Write out the data below in full, unchanged, minus the images.

# START OF SOURCE MATERIAL

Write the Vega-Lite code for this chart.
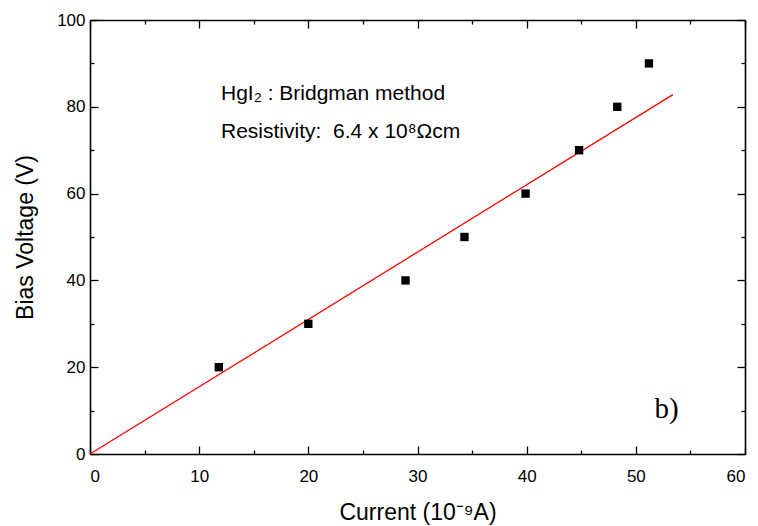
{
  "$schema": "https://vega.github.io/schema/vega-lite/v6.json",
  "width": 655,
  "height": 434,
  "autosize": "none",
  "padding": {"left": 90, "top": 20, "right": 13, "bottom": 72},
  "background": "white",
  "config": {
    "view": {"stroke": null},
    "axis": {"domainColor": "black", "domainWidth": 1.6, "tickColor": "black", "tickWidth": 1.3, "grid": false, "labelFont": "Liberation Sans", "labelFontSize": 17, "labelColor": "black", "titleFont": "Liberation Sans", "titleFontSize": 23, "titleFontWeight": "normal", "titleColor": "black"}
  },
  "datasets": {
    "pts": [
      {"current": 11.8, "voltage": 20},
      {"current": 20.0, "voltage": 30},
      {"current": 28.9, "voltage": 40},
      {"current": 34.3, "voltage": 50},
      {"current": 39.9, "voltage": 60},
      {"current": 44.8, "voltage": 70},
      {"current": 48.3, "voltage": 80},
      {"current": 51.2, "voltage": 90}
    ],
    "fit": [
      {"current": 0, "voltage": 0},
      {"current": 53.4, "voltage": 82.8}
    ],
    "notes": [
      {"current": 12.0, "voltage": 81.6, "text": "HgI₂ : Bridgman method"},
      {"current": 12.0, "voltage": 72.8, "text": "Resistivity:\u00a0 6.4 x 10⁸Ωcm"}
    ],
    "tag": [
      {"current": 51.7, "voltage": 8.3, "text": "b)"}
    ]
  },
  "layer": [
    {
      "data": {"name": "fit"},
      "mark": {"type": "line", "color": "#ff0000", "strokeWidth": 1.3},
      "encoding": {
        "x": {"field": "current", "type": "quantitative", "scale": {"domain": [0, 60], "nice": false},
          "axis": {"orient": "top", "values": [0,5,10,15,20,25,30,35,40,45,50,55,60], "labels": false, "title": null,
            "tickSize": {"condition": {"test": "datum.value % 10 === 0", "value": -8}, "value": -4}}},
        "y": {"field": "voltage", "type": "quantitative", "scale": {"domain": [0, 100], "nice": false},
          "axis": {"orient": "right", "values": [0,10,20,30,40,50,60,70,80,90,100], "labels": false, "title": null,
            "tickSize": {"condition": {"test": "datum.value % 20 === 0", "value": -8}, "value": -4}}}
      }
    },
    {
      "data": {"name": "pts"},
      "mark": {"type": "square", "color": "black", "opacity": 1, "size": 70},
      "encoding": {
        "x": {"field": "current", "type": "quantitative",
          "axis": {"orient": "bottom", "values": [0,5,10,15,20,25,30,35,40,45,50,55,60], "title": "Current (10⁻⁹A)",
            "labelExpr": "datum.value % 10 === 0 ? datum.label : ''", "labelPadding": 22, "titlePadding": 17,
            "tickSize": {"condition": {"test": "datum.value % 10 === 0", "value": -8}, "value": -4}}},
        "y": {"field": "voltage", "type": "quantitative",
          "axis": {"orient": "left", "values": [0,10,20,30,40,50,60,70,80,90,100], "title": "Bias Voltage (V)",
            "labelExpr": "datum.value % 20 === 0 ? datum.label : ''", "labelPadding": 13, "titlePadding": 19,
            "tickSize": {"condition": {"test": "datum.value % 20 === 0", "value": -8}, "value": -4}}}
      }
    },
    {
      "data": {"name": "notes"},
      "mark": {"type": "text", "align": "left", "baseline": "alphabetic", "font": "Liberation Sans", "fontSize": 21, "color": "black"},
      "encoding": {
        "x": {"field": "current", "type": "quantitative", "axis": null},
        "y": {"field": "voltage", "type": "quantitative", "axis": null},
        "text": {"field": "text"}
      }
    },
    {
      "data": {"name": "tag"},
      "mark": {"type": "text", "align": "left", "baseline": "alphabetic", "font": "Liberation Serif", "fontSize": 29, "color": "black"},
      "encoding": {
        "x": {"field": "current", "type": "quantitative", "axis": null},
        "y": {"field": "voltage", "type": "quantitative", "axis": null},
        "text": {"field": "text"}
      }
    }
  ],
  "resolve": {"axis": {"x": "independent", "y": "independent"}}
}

# END OF SOURCE MATERIAL

_THE SOLUTION_.
Write the Vega-Lite code for this chart.
{
  "$schema": "https://vega.github.io/schema/vega-lite/v6.json",
  "width": 655,
  "height": 434,
  "autosize": "none",
  "padding": {"left": 90, "top": 20, "right": 13, "bottom": 72},
  "background": "white",
  "config": {
    "view": {"stroke": null},
    "axis": {"domainColor": "black", "domainWidth": 1.6, "tickColor": "black", "tickWidth": 1.3, "grid": false, "labelFont": "Liberation Sans", "labelFontSize": 17, "labelColor": "black", "titleFont": "Liberation Sans", "titleFontSize": 23, "titleFontWeight": "normal", "titleColor": "black"}
  },
  "datasets": {
    "pts": [
      {"current": 11.8, "voltage": 20},
      {"current": 20.0, "voltage": 30},
      {"current": 28.9, "voltage": 40},
      {"current": 34.3, "voltage": 50},
      {"current": 39.9, "voltage": 60},
      {"current": 44.8, "voltage": 70},
      {"current": 48.3, "voltage": 80},
      {"current": 51.2, "voltage": 90}
    ],
    "fit": [
      {"current": 0, "voltage": 0},
      {"current": 53.4, "voltage": 82.8}
    ],
    "notes": [
      {"current": 12.0, "voltage": 81.6, "text": "HgI₂ : Bridgman method"},
      {"current": 12.0, "voltage": 72.8, "text": "Resistivity:\u00a0 6.4 x 10⁸Ωcm"}
    ],
    "tag": [
      {"current": 51.7, "voltage": 8.3, "text": "b)"}
    ]
  },
  "layer": [
    {
      "data": {"name": "fit"},
      "mark": {"type": "line", "color": "#ff0000", "strokeWidth": 1.3},
      "encoding": {
        "x": {"field": "current", "type": "quantitative", "scale": {"domain": [0, 60], "nice": false},
          "axis": {"orient": "top", "values": [0,5,10,15,20,25,30,35,40,45,50,55,60], "labels": false, "title": null,
            "tickSize": {"condition": {"test": "datum.value % 10 === 0", "value": -8}, "value": -4}}},
        "y": {"field": "voltage", "type": "quantitative", "scale": {"domain": [0, 100], "nice": false},
          "axis": {"orient": "right", "values": [0,10,20,30,40,50,60,70,80,90,100], "labels": false, "title": null,
            "tickSize": {"condition": {"test": "datum.value % 20 === 0", "value": -8}, "value": -4}}}
      }
    },
    {
      "data": {"name": "pts"},
      "mark": {"type": "square", "color": "black", "opacity": 1, "size": 70},
      "encoding": {
        "x": {"field": "current", "type": "quantitative",
          "axis": {"orient": "bottom", "values": [0,5,10,15,20,25,30,35,40,45,50,55,60], "title": "Current (10⁻⁹A)",
            "labelExpr": "datum.value % 10 === 0 ? datum.label : ''", "labelPadding": 22, "titlePadding": 17,
            "tickSize": {"condition": {"test": "datum.value % 10 === 0", "value": -8}, "value": -4}}},
        "y": {"field": "voltage", "type": "quantitative",
          "axis": {"orient": "left", "values": [0,10,20,30,40,50,60,70,80,90,100], "title": "Bias Voltage (V)",
            "labelExpr": "datum.value % 20 === 0 ? datum.label : ''", "labelPadding": 13, "titlePadding": 19,
            "tickSize": {"condition": {"test": "datum.value % 20 === 0", "value": -8}, "value": -4}}}
      }
    },
    {
      "data": {"name": "notes"},
      "mark": {"type": "text", "align": "left", "baseline": "alphabetic", "font": "Liberation Sans", "fontSize": 21, "color": "black"},
      "encoding": {
        "x": {"field": "current", "type": "quantitative", "axis": null},
        "y": {"field": "voltage", "type": "quantitative", "axis": null},
        "text": {"field": "text"}
      }
    },
    {
      "data": {"name": "tag"},
      "mark": {"type": "text", "align": "left", "baseline": "alphabetic", "font": "Liberation Serif", "fontSize": 29, "color": "black"},
      "encoding": {
        "x": {"field": "current", "type": "quantitative", "axis": null},
        "y": {"field": "voltage", "type": "quantitative", "axis": null},
        "text": {"field": "text"}
      }
    }
  ],
  "resolve": {"axis": {"x": "independent", "y": "independent"}}
}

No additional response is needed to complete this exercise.